Vielleicht sollten wir noch notieren, daß die Erschütterung der Erde usw. in der Prophetie öfters ein Zeichen für das Handeln Gottes ist.
[7] Ja, alle Völker werde ich erschüttern: Das ist die zweite Verheißung in diesen Versen. Wir beobachten in allen Teilen der Bibel, daß Gott der Herr der Geschichte und der Herr der Völker-Welt ist (vgl. nur den Schöpfungsbericht oder die Psalmen 91–100 oder Jes 45; Jer 46–51; Hes 25–32; Dan 2 und 7–12; Am 1–2; Ob; Jon 1–4; Nah). Besonders eng sind die Parallelen bei Jesaja und Hesekiel (Jes 14,16; Hes 31,16). Aber eine weitere Parallele erfordert unsere Aufmerksamkeit, nämlich die Endzeitrede Jesu. Auch dort sind Erdbeben und Völkererschütterung miteinander verbunden (Mt 24,6fpar.). Das zeigt, daß Jesus die Linie der Propheten fortsetzt und vollendet. Das zeigt aber auch, daß Hag 2,7 wieder endzeitlich und messianisch zu lesen ist. Wer glaubt, daß Hag 2,7 aus den vorangehenden Erschütterungen im Perserreich zu erklären ist, befindet sich auf einem Holzweg.

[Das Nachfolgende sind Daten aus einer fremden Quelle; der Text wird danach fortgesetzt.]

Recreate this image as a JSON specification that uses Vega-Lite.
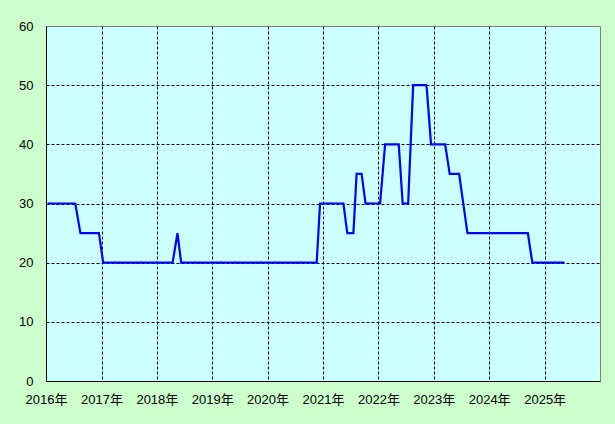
{
  "$schema": "https://vega.github.io/schema/vega-lite/v6.json",
  "width": 554,
  "height": 355,
  "autosize": {"type": "none"},
  "padding": {"left": 46, "top": 26, "right": 15, "bottom": 43},
  "background": "#ccffcc",
  "config": {
    "view": {"fill": "#ccffff", "stroke": "#808080", "strokeWidth": 1},
    "axis": {
      "labelFont": "Liberation Sans, Noto Sans CJK JP, sans-serif",
      "labelFontSize": 13,
      "labelColor": "#000000",
      "ticks": false,
      "domainColor": "#000000",
      "domainWidth": 1,
      "gridColor": "#000000",
      "gridDash": [3, 2],
      "gridWidth": 1,
      "gridOpacity": 1,
      "title": null
    }
  },
  "data": {
    "values": [
      {"date": "2016-01-12", "value": 30},
      {"date": "2016-07-12", "value": 30},
      {"date": "2016-08-15", "value": 25},
      {"date": "2016-12-15", "value": 25},
      {"date": "2017-01-12", "value": 20},
      {"date": "2018-04-15", "value": 20},
      {"date": "2018-05-17", "value": 25},
      {"date": "2018-06-10", "value": 20},
      {"date": "2020-11-20", "value": 20},
      {"date": "2020-12-12", "value": 30},
      {"date": "2021-05-15", "value": 30},
      {"date": "2021-06-10", "value": 25},
      {"date": "2021-07-20", "value": 25},
      {"date": "2021-08-10", "value": 35},
      {"date": "2021-09-12", "value": 35},
      {"date": "2021-10-08", "value": 30},
      {"date": "2022-01-12", "value": 30},
      {"date": "2022-02-14", "value": 40},
      {"date": "2022-05-15", "value": 40},
      {"date": "2022-06-10", "value": 30},
      {"date": "2022-07-16", "value": 30},
      {"date": "2022-08-18", "value": 50},
      {"date": "2022-11-14", "value": 50},
      {"date": "2022-12-14", "value": 40},
      {"date": "2023-03-17", "value": 40},
      {"date": "2023-04-16", "value": 35},
      {"date": "2023-06-17", "value": 35},
      {"date": "2023-08-11", "value": 25},
      {"date": "2024-09-12", "value": 25},
      {"date": "2024-10-12", "value": 20},
      {"date": "2025-05-12", "value": 20}
    ]
  },
  "mark": {"type": "line", "color": "#0000ff", "strokeWidth": 2.2, "interpolate": "linear"},
  "encoding": {
    "x": {
      "field": "date",
      "type": "temporal",
      "scale": {
        "type": "utc",
        "domain": [
          {"year": 2016, "month": 1, "date": 1, "utc": true},
          {"year": 2026, "month": 1, "date": 1, "utc": true}
        ]
      },
      "axis": {
        "values": [
          {"year": 2016, "month": 1, "date": 1, "utc": true},
          {"year": 2017, "month": 1, "date": 1, "utc": true},
          {"year": 2018, "month": 1, "date": 1, "utc": true},
          {"year": 2019, "month": 1, "date": 1, "utc": true},
          {"year": 2020, "month": 1, "date": 1, "utc": true},
          {"year": 2021, "month": 1, "date": 1, "utc": true},
          {"year": 2022, "month": 1, "date": 1, "utc": true},
          {"year": 2023, "month": 1, "date": 1, "utc": true},
          {"year": 2024, "month": 1, "date": 1, "utc": true},
          {"year": 2025, "month": 1, "date": 1, "utc": true}
        ],
        "labelExpr": "utcFormat(datum.value, '%Y') + '年'",
        "labelPadding": 12,
        "labelAlign": "center",
        "labelFlush": false,
        "labelOverlap": false
      }
    },
    "y": {
      "field": "value",
      "type": "quantitative",
      "scale": {"domain": [0, 60], "nice": false},
      "axis": {
        "values": [0, 10, 20, 30, 40, 50, 60],
        "labelPadding": 13,
        "labelFlush": false,
        "gridOpacity": {"condition": {"test": "datum.value == 60", "value": 0}, "value": 1}
      }
    }
  }
}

Doch was heißt das: Alle Völker werde ich erschüttern? Meint es die Demütigung der Völker? Jes 49,23 und 60,14 können für eine solche Deutung sprechen. Handelt es sich um das »Stürzen von Thronen innerhalb der Völkerwelt«? Dafür spricht die Parallele in Mt 24,6f. Handelt es sich um Tributleistungen an den Tempel und damit an Israel und seinen Gott? Die Fortsetzung in V. 7 und der Vergleich mit Jes 60,4ff lassen sich dafür anführen. Oder handelt es sich um die Schau »einer neuen Menschheit, die der Glaube an den einen Herrn wieder einigt«? In all diesen Deutungen steckt etwas Wahres. Geht man davon aus, daß Hag 2,6ff auf die messianische Endzeit zielt, dann müssen dort die bisherigen Weltreiche verschwinden, die alten Regierungen abtreten, die Völker sich dem Herrn zuwenden und von Jerusalem Heil und Segen ausgehen. Bis in die Grundfesten hinein wird die Völkerwelt umgestaltet werden. Das alles muß aber nicht mit einem einzigen Schlag geschehen. Vielmehr müssen wir nach dem biblischen Zusammenhang mit mehrfachen Erfüllungen rechnen. Auch Jesus legt es uns in Mt 24,8 nahe, mit mehreren »Wehen« oder Wellen zu rechnen (»Anfang der Wehen«). So ergreift die Völkerwelt eine Veränderung durch das Auftauchen neuer Weltreiche (vgl. Dan 2 und 7!), eine Veränderung durch die Mission der Gemeinde des Neuen Bundes (vgl. Mt 24,14), eine Veränderung durch das Antichrist-Reich und schließlich, durch das Tausendjährige Reich (Offb 20,1ff).